Greene, like others, pointed to subtle forms of voter suppression.
“When you refuse to put more drop boxes out, that becomes voter suppression. When you only have one early voting location and the line is an hour-long line, that’s voter suppression,” he said. Early in-person voters countywide waited up to three hours at times.
But COVID-19 was the biggest deterrent to voter engagement, Greene said.
“This year was just extremely difficult. Not being able to knock on doors, not being able to invest in messaging, for the Black community, and I think it showed in the polls,” he said.
He stressed the importance of political education that starts in grade school. Robust efforts to register new must keep pressure on them to actually vote.
“There was a lot of money given to Black organizations to register Black people to vote,” Greene said of the 2020 general election. “There wasn’t a lot of money given to Black organizations to turn black people out. Those are two different conversations."
A numbers problem
Depressed turnout in Akron's predominantly Black wards can also be explained, at least in part, by math: newly registered voters didn’t vote and wards 3, 4 and 5 disproportionately cast provisional ballots, which are used when a regular ballot is denied.
All but Ward 3, which now has 159 fewer registered voters than four years ago, saw increases in voter registrations from 2016 to 2020. But wards 3, 4 and 5 were the only to cast fewer votes in the 2020 general election, compared to 2016.
The net impact of having more registered voters and fewer ballots crushed turnout in these predominantly Black wards. Total ballots cast fell by 14% in ward 3 from 6,873 in 2016 to 5,939 in 2020 and 10% in ward 5 from 6,010 to 5,408. Only Ward 4 also saw a decline in total ballots cast, albeit by a mere 43 votes.
Akron redrew its ward boundaries following the 2010 Census and will do so again in the next couple years. Majority-minority wards 3, 4 and 5 were kept intact then, and probably will be again, per the Voting Rights Act.
Though each held about 20,000 residents, some of the new wards began the decade with more political clout.
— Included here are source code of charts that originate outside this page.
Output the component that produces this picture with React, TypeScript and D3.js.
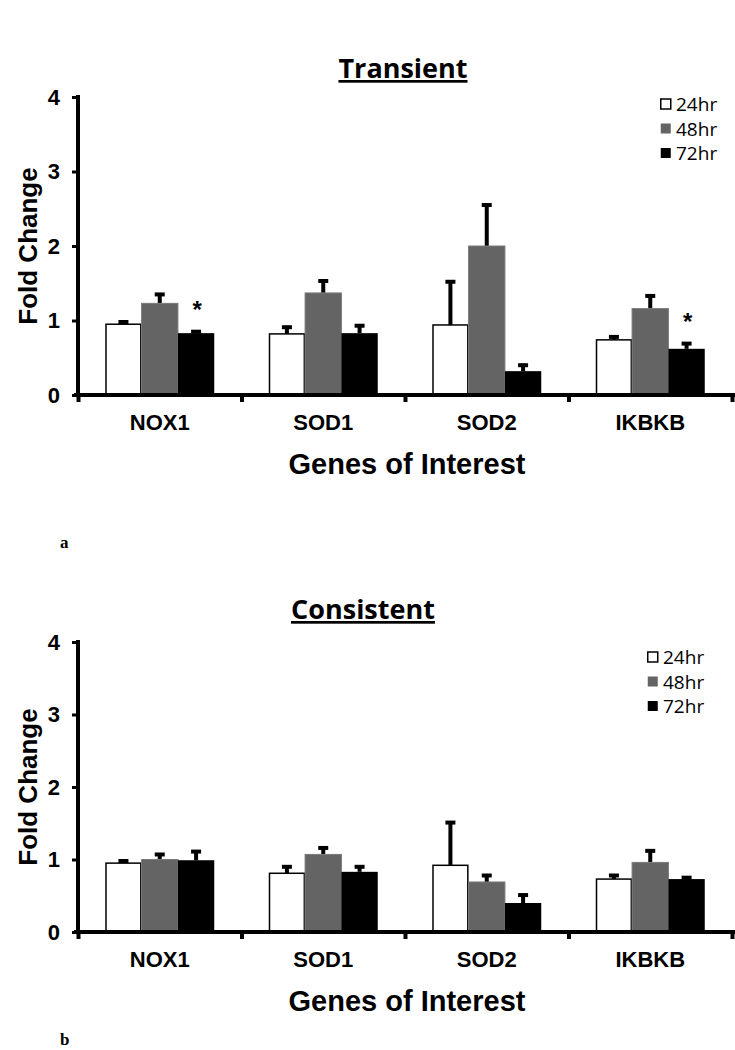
import React, { useEffect, useRef } from "react";
import * as d3 from "d3";

// genes on the x axis, time points as series
const genes = ["NOX1", "SOD1", "SOD2", "IKBKB"];
const timepoints = ["24hr", "48hr", "72hr"];
const fills = ["#ffffff", "#646464", "#000000"];

// panel a - transient
const transientMeans = [
  [0.95, 1.23, 0.83],
  [0.82, 1.37, 0.83],
  [0.94, 2.0, 0.32],
  [0.74, 1.16, 0.62],
];
const transientSem = [
  [0.05, 0.14, 0.04],
  [0.11, 0.18, 0.12],
  [0.6, 0.57, 0.1],
  [0.06, 0.19, 0.09],
];
// [gene index, timepoint index] marked significant
const transientStars = [
  [0, 2],
  [3, 2],
];

// panel b - consistent
const consistentMeans = [
  [0.95, 1.0, 0.99],
  [0.81, 1.07, 0.83],
  [0.92, 0.69, 0.4],
  [0.73, 0.96, 0.73],
];
const consistentSem = [
  [0.05, 0.09, 0.14],
  [0.11, 0.11, 0.09],
  [0.61, 0.11, 0.13],
  [0.07, 0.18, 0.04],
];
const consistentStars = [];

const yTicks = [0, 1, 2, 3, 4];

const W = 735;
const H = 1050;
const axisFont = "'Liberation Sans', Arial, sans-serif";

const panels = [
  {
    title: "Transient", tag: "a", means: transientMeans, sem: transientSem, stars: transientStars,
    top: 97, bottom: 395, titleX: 403, titleY: 78, legendX: 660, legendY: 104, tagY: 548,
  },
  {
    title: "Consistent", tag: "b", means: consistentMeans, sem: consistentSem, stars: consistentStars,
    top: 642, bottom: 932, titleX: 363, titleY: 619, legendX: 647, legendY: 657, tagY: 1045,
  },
];

function drawPanel(svg, p) {
  const left = 78;
  const right = 732;
  const g = svg.append("g");

  const y = d3.scaleLinear().domain([0, 4]).range([p.bottom, p.top]);
  const x0 = d3.scaleBand().domain(genes).range([left, right]).paddingInner(1 / 3).paddingOuter(1 / 6);
  const x1 = d3.scaleBand().domain(timepoints).range([0, x0.bandwidth()]);
  const xb = d3.scaleLinear().domain([0, genes.length]).range([left, right]);

  // bars
  genes.forEach((gene, gi) => {
    timepoints.forEach((tp, ti) => {
      const v = p.means[gi][ti];
      const e = p.sem[gi][ti];
      const bx = x0(gene) + x1(tp);
      const cx = bx + x1.bandwidth() / 2;
      // error bar (upper only)
      g.append("line")
        .attr("x1", cx).attr("x2", cx)
        .attr("y1", y(v)).attr("y2", y(v + e))
        .attr("stroke", "#000").attr("stroke-width", 4);
      g.append("line")
        .attr("x1", cx - 5).attr("x2", cx + 5)
        .attr("y1", y(v + e) + 1.5).attr("y2", y(v + e) + 1.5)
        .attr("stroke", "#000").attr("stroke-width", 4);
      g.append("rect")
        .attr("x", bx + (ti === 0 ? 0.75 : 0))
        .attr("y", y(v))
        .attr("width", x1.bandwidth() - (ti === 0 ? 1.5 : 0))
        .attr("height", y(0) - y(v))
        .attr("fill", fills[ti])
        .attr("stroke", ti === 0 ? "#000" : ti === 1 ? "#7a7a7a" : "none")
        .attr("stroke-width", ti === 0 ? 1.5 : 1);
    });
  });

  // significance stars
  p.stars.forEach(([gi, ti]) => {
    const cx = x0(genes[gi]) + x1(timepoints[ti]) + x1.bandwidth() / 2;
    g.append("text")
      .attr("x", cx + 1)
      .attr("y", y(p.means[gi][ti] + p.sem[gi][ti]) - 12)
      .attr("text-anchor", "middle")
      .style("font-family", axisFont)
      .style("font-weight", "bold")
      .style("font-size", "24px")
      .text("*");
  });

  // y axis
  const ya = g.append("g")
    .attr("transform", `translate(${left},0)`)
    .call(
      d3.axisLeft(y).tickValues(yTicks).tickFormat(d3.format("d")).tickSize(6).tickPadding(12).tickSizeOuter(0)
    );
  ya.select(".domain").attr("stroke-width", 4).attr("d", `M0,${p.top - 2}V${p.bottom + 2}`);
  ya.selectAll(".tick line").attr("stroke-width", 3);
  ya.selectAll(".tick text")
    .style("font-family", axisFont)
    .style("font-weight", "bold")
    .style("font-size", "22px");

  // x axis with ticks between genes
  const xa = g.append("g")
    .attr("transform", `translate(0,${p.bottom})`)
    .call(d3.axisBottom(xb).ticks(genes.length).tickSize(7).tickFormat(() => "").tickSizeOuter(0));
  xa.select(".domain").attr("stroke-width", 4).attr("d", `M${left - 4},0H${W}`);
  xa.selectAll(".tick line").attr("stroke-width", 4);

  g.selectAll(".gene-label")
    .data(genes)
    .join("text")
    .attr("x", (d) => x0(d) + x0.bandwidth() / 2)
    .attr("y", p.bottom + 35)
    .attr("text-anchor", "middle")
    .style("font-family", axisFont)
    .style("font-weight", "bold")
    .style("font-size", "22px")
    .text((d) => d);

  g.append("text")
    .attr("x", (left + right) / 2 + 2)
    .attr("y", p.bottom + 79)
    .attr("text-anchor", "middle")
    .style("font-family", axisFont)
    .style("font-weight", "bold")
    .style("font-size", "29px")
    .text("Genes of Interest");

  g.append("text")
    .attr("transform", `translate(37,${(p.top + p.bottom) / 2}) rotate(-90)`)
    .attr("text-anchor", "middle")
    .style("font-family", axisFont)
    .style("font-weight", "bold")
    .style("font-size", "26px")
    .text("Fold Change");

  // title
  g.append("text")
    .attr("x", p.titleX)
    .attr("y", p.titleY)
    .attr("text-anchor", "middle")
    .style("font-family", "'Open Sans', sans-serif")
    .style("font-weight", "bold")
    .style("font-size", "27px")
    .style("text-decoration", "underline")
    .text(p.title);

  // legend
  const lg = g.append("g").attr("transform", `translate(${p.legendX},${p.legendY})`);
  timepoints.forEach((tp, i) => {
    lg.append("rect")
      .attr("x", 0.75)
      .attr("y", i * 24.5 - 5)
      .attr("width", 10)
      .attr("height", 10)
      .attr("fill", fills[i])
      .attr("stroke", i === 0 ? "#000" : "none")
      .attr("stroke-width", 1.5);
    lg.append("text")
      .attr("x", 16)
      .attr("y", i * 24.5 + 7)
      .style("font-family", "'Open Sans', sans-serif")
      .style("font-size", "19px")
      .text(tp);
  });

  // panel tag
  g.append("text")
    .attr("x", 60)
    .attr("y", p.tagY)
    .style("font-family", "'Liberation Serif', serif")
    .style("font-weight", "bold")
    .style("font-size", "17px")
    .text(p.tag);
}

const App = () => {
  const ref = useRef(null);

  useEffect(() => {
    const svg = d3.select(ref.current);
    svg.selectAll("*").remove();
    svg.append("rect").attr("width", W).attr("height", H).attr("fill", "#fff");
    panels.forEach((p) => drawPanel(svg, p));
  }, []);

  return (
    <svg
      ref={ref}
      width={W}
      height={H}
      style={{ position: "absolute", left: 0, top: 0, display: "block" }}
    />
  );
};

export default App;
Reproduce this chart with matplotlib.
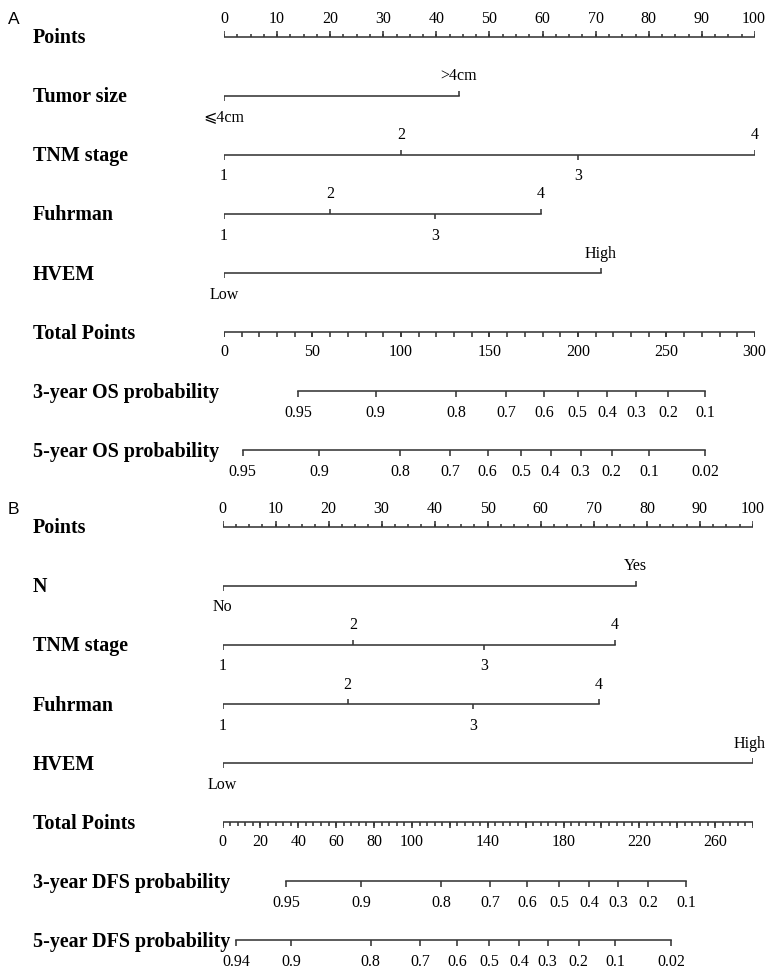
import matplotlib.pyplot as plt
from matplotlib.transforms import blended_transform_factory, ScaledTranslation

plt.rcParams['font.family'] = ['Liberation Serif', 'DejaVu Sans', 'DejaVu Serif']

# ---- panel A (OS) ----
a_tumor_labels = ['⩽4cm', '>4cm']
a_tumor_pts = [0, 44.2]
a_tnm_labels = ['1', '2', '3', '4']
a_tnm_pts = [0, 33.4, 66.7, 100]
a_fuhrman_labels = ['1', '2', '3', '4']
a_fuhrman_pts = [0, 20.0, 39.7, 59.7]
a_hvem_labels = ['Low', 'High']
a_hvem_pts = [0, 71.0]
a_total_max = 300
a_total_labels = [0, 50, 100, 150, 200, 250, 300]
a_os3_probs = [0.95, 0.9, 0.8, 0.7, 0.6, 0.5, 0.4, 0.3, 0.2, 0.1]
a_os3_total = [42.0, 85.6, 131.1, 159.5, 180.8, 199.8, 216.4, 232.9, 250.9, 271.8]
a_os5_probs = [0.95, 0.9, 0.8, 0.7, 0.6, 0.5, 0.4, 0.3, 0.2, 0.1, 0.02]
a_os5_total = [10.5, 53.8, 99.4, 127.8, 149.0, 167.8, 184.6, 201.5, 219.1, 240.1, 271.8]

# ---- panel B (DFS) ----
b_n_labels = ['No', 'Yes']
b_n_pts = [0, 77.9]
b_tnm_labels = ['1', '2', '3', '4']
b_tnm_pts = [0, 24.6, 49.3, 74.0]
b_fuhrman_labels = ['1', '2', '3', '4']
b_fuhrman_pts = [0, 23.6, 47.3, 71.0]
b_hvem_labels = ['Low', 'High']
b_hvem_pts = [0, 100]
b_total_max = 280
b_total_labels = [0, 20, 40, 60, 80, 100, 140, 180, 220, 260]
b_dfs3_probs = [0.95, 0.9, 0.8, 0.7, 0.6, 0.5, 0.4, 0.3, 0.2, 0.1]
b_dfs3_total = [33.5, 73.3, 115.4, 141.2, 160.8, 177.8, 193.5, 208.8, 224.8, 244.6]
b_dfs5_probs = [0.94, 0.9, 0.8, 0.7, 0.6, 0.5, 0.4, 0.3, 0.2, 0.1, 0.02]
b_dfs5_total = [7.2, 36.4, 78.2, 104.5, 123.9, 140.9, 156.4, 171.6, 187.9, 207.2, 236.9]

W, H = 767, 972
ROW = 59.1  # pixels between rows
LINE = '#363636'
LW = 1.15
TITLE_KW = dict(fontsize=14.4, fontweight='bold', va='center', ha='left')
TICK_FS = 11.5

fig = plt.figure(figsize=(W / 100, H / 100), dpi=100)


def px(p):
    return p / ROW


def make_axes(x0, x1, y0):
    top = y0 - 0.5 * ROW
    ax = fig.add_axes([x0 / W, 1 - (top + 8 * ROW) / H, (x1 - x0) / W, 8 * ROW / H])
    ax.set_xlim(0, 100)
    ax.set_ylim(7.5, -0.5)
    ax.axis('off')
    return ax


def title(ax, row, text):
    tr = blended_transform_factory(fig.transFigure, ax.transData)
    ax.text(33 / W, row + px(1.5), text, transform=tr, clip_on=False, **TITLE_KW)


def points_axis(ax, row):
    ax.plot([0, 100], [row, row], color=LINE, lw=LW)
    minor = [i * 2.5 for i in range(41)]
    ax.vlines(minor, row, row - px(3), color=LINE, lw=LW)
    major = list(range(0, 101, 10))
    ax.vlines(major, row, row - px(6), color=LINE, lw=LW)
    for v in major:
        ax.text(v, row - px(18), str(v), ha='center', va='center', fontsize=TICK_FS)


def predictor(ax, row, labels, pts):
    ax.plot([min(pts), max(pts)], [row, row], color=LINE, lw=LW)
    for i, (lab, x) in enumerate(zip(labels, pts)):
        if i % 2 == 0:
            ax.vlines(x, row, row + px(5), color=LINE, lw=LW)
            ax.text(x, row + px(21.5), lab, ha='center', va='center', fontsize=TICK_FS)
        else:
            ax.vlines(x, row, row - px(5), color=LINE, lw=LW)
            ax.text(x, row - px(19.5), lab, ha='center', va='center', fontsize=TICK_FS)


def total_axis(ax, row, tmax, labels, minor_step, major_step, minor_len, major_len):
    k = 100 / tmax
    ax.plot([0, 100], [row, row], color=LINE, lw=LW)
    minor = [i * minor_step * k for i in range(int(tmax / minor_step) + 1)]
    ax.vlines(minor, row, row + px(minor_len), color=LINE, lw=LW)
    major = [i * major_step * k for i in range(int(tmax / major_step) + 1)]
    ax.vlines(major, row, row + px(major_len), color=LINE, lw=LW)
    for v in labels:
        ax.text(v * k, row + px(19.5), str(v), ha='center', va='center', fontsize=TICK_FS)


def prob_axis(ax, row, tmax, probs, totals):
    k = 100 / tmax
    xs = [t * k for t in totals]
    ax.plot([min(xs), max(xs)], [row, row], color=LINE, lw=LW)
    ax.vlines(xs, row, row + px(6), color=LINE, lw=LW)
    for p, x in zip(probs, xs):
        ax.text(x, row + px(21.5), f'{p:g}', ha='center', va='center', fontsize=TICK_FS)


def keep_inside(ax, margin=1.0):
    # nudge labels that would run past the right edge of the figure
    renderer = fig.canvas.get_renderer()
    for t in ax.texts:
        bb = t.get_window_extent(renderer)
        over = bb.x1 - (W - margin)
        if over > 0:
            t.set_transform(t.get_transform() + ScaledTranslation(-over / 100, 0, fig.dpi_scale_trans))


# panel A
axA = make_axes(224, 755, 36.7)
fig.text(8 / W, 1 - 19 / H, 'A', family='Liberation Sans', fontsize=12.5, va='center', ha='left')
rows_a = ['Points', 'Tumor size', 'TNM stage', 'Fuhrman', 'HVEM', 'Total Points',
          '3-year OS probability', '5-year OS probability']
for r, t in enumerate(rows_a):
    title(axA, r, t)
points_axis(axA, 0)
predictor(axA, 1, a_tumor_labels, a_tumor_pts)
predictor(axA, 2, a_tnm_labels, a_tnm_pts)
predictor(axA, 3, a_fuhrman_labels, a_fuhrman_pts)
predictor(axA, 4, a_hvem_labels, a_hvem_pts)
total_axis(axA, 5, a_total_max, a_total_labels, 10, 50, 5, 5)
prob_axis(axA, 6, a_total_max, a_os3_probs, a_os3_total)
prob_axis(axA, 7, a_total_max, a_os5_probs, a_os5_total)

# panel B
axB = make_axes(222.5, 753, 526.7)
fig.text(8 / W, 1 - 509 / H, 'B', family='Liberation Sans', fontsize=12.5, va='center', ha='left')
rows_b = ['Points', 'N', 'TNM stage', 'Fuhrman', 'HVEM', 'Total Points',
          '3-year DFS probability', '5-year DFS probability']
for r, t in enumerate(rows_b):
    title(axB, r, t)
points_axis(axB, 0)
predictor(axB, 1, b_n_labels, b_n_pts)
predictor(axB, 2, b_tnm_labels, b_tnm_pts)
predictor(axB, 3, b_fuhrman_labels, b_fuhrman_pts)
predictor(axB, 4, b_hvem_labels, b_hvem_pts)
total_axis(axB, 5, b_total_max, b_total_labels, 4, 20, 4, 6)
prob_axis(axB, 6, b_total_max, b_dfs3_probs, b_dfs3_total)
prob_axis(axB, 7, b_total_max, b_dfs5_probs, b_dfs5_total)

keep_inside(axA)
keep_inside(axB)

fig.savefig('out.png', dpi=100)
Most notably, voters in West and Northwest Akron cast between 10,772 and 13,206 ballots each in 2012 while wards 3 and 5 cast only 8,265 and 6,737 ballots, respectively.
Over the course of the decade, ballots cast fell by 28% in ward 3 and 20% in Ward 5. Ward 8 now casts twice as many ballots as either of these majority-minority city wards.
Poverty, transiency and housing instability are common where voters lacked adequate identification, gave outdated addresses or weren't in the poll book — either because they never registered or were unregistered legally or illegally for not voting often enough.
Across Summit County, 7,104 provisional ballots were cast in the 2020 general election. That's 25 provisional ballots for every 1,000 tallied votes. In Akron, the ratio was 36 per 1,000 votes.
But in Ward 3, there were 58 provisional ballots cast for every 1,000 voters counted. Similarly, Ward 5 saw 56 provisional ballots per 1,000 votes counted. These rates are more than double the county average.
These provisional ballots were just as likely to be accepted as valid, but the fact that they were needed so often speaks to the challenges facing marginalized voters, especially low-income renters who move often. There may be no clearer example than the 26 residents of wards 3 and 4 who accounted for nearly half of all Akronites allowed to vote provisionally because a court order determined that they and others across Ohio had been illegally purged from voter rolls by the state.